VW workers vote to unionise in major win for labour – BBC News


Volkswagen workers in the US have voted to join the United Autoworkers Union (UAW) in a massive victory for organised labour in the US.

Workers in Tennessee voted 73% in favour, according to the union’s unofficial vote count on Friday night.

It handed the UAW its first election win at a car factory in the American South in decades.

Two prior votes at the factory, including in 2019, had failed, after stiff political opposition.

But attitudes toward organised labour appear to be shifting.

The US has seen an increase in strikes and petitions to join unions since the pandemic, drawing in Hollywood actors, Starbucks baristas, tech contractors, healthcare workers, and even college basketball players.

Workers at the only VW factory the US, in Chattanooga, will now be represented by the union to negotiate collectively over issues such as pay and working conditions.

Analysts said the outcome could inspire employees at other factories in the region to take similar steps.

Another UAW election is scheduled for May at a Mercedes-Benz plant in Alabama, and the union has begun a push at other factories, as well.

UAW boss Shawn Fain last year said the UAW would target 13 foreign-owned factories in the South, in a bid to bring in new members to the organisation, whose numbers have steadily dwindled.

The plans aimed to seize on the momentum of the organisation’s headline-drawing strike last year that won significant pay increases and other benefits for union workers at General Motors, Ford and Stellantis.

But it marked a risky push for the organisation, which is closely associated with the Democratic party, into a part of the country that is both staunchly Republican and historically hostile to unions.

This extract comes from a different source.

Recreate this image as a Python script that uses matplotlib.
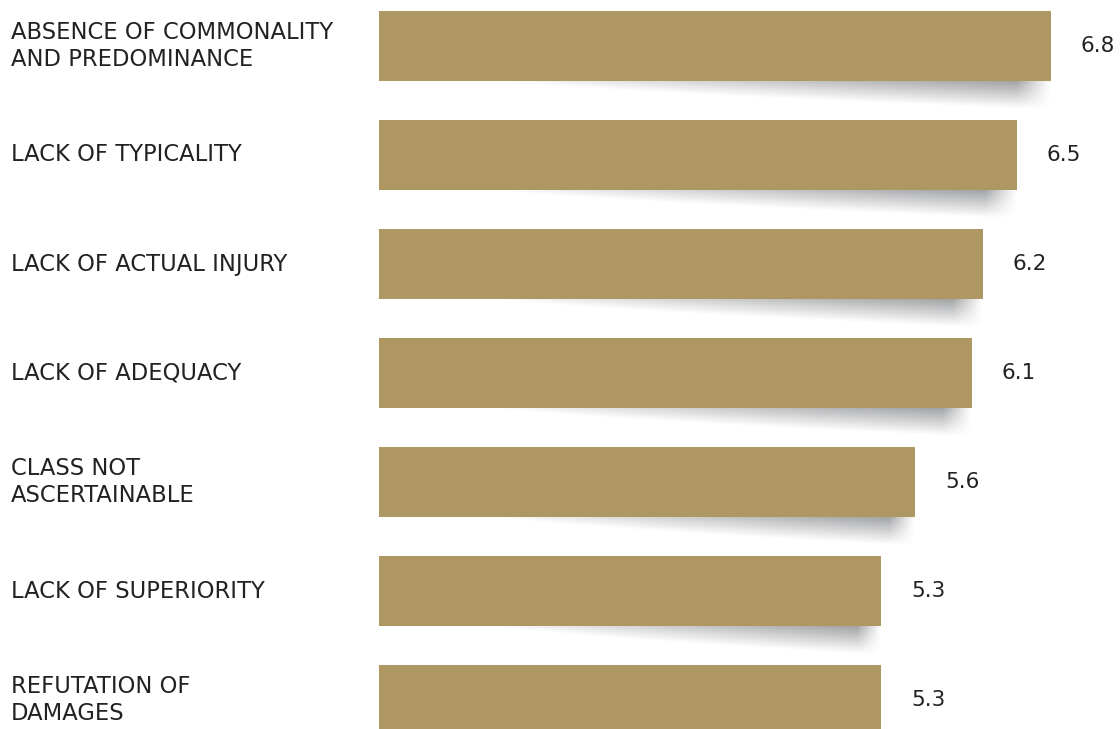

Tennessee Governor Bill Lee, a Republican, was among the political leaders to speak out against the UAW effort.

But unlike in 2019, when the governor addressed workers at a meeting hosted by Volkswagen, the political opposition was more muted this time and Volkswagen said it was remaining officially neutral in the fight.

Before the election, analysts said the UAW had its best shot in years at winning, noting new leadership had refreshed the reputation and approach of the organisation, which had been mired in corruption scandals.

UAW membership peaked in 1979 at almost 1.5 million.

Today, it represents more than 400,000 active workers across a wide range of sectors, including hospitals and universities, with more than 140,000 members employed at Ford, GM and Stellantis.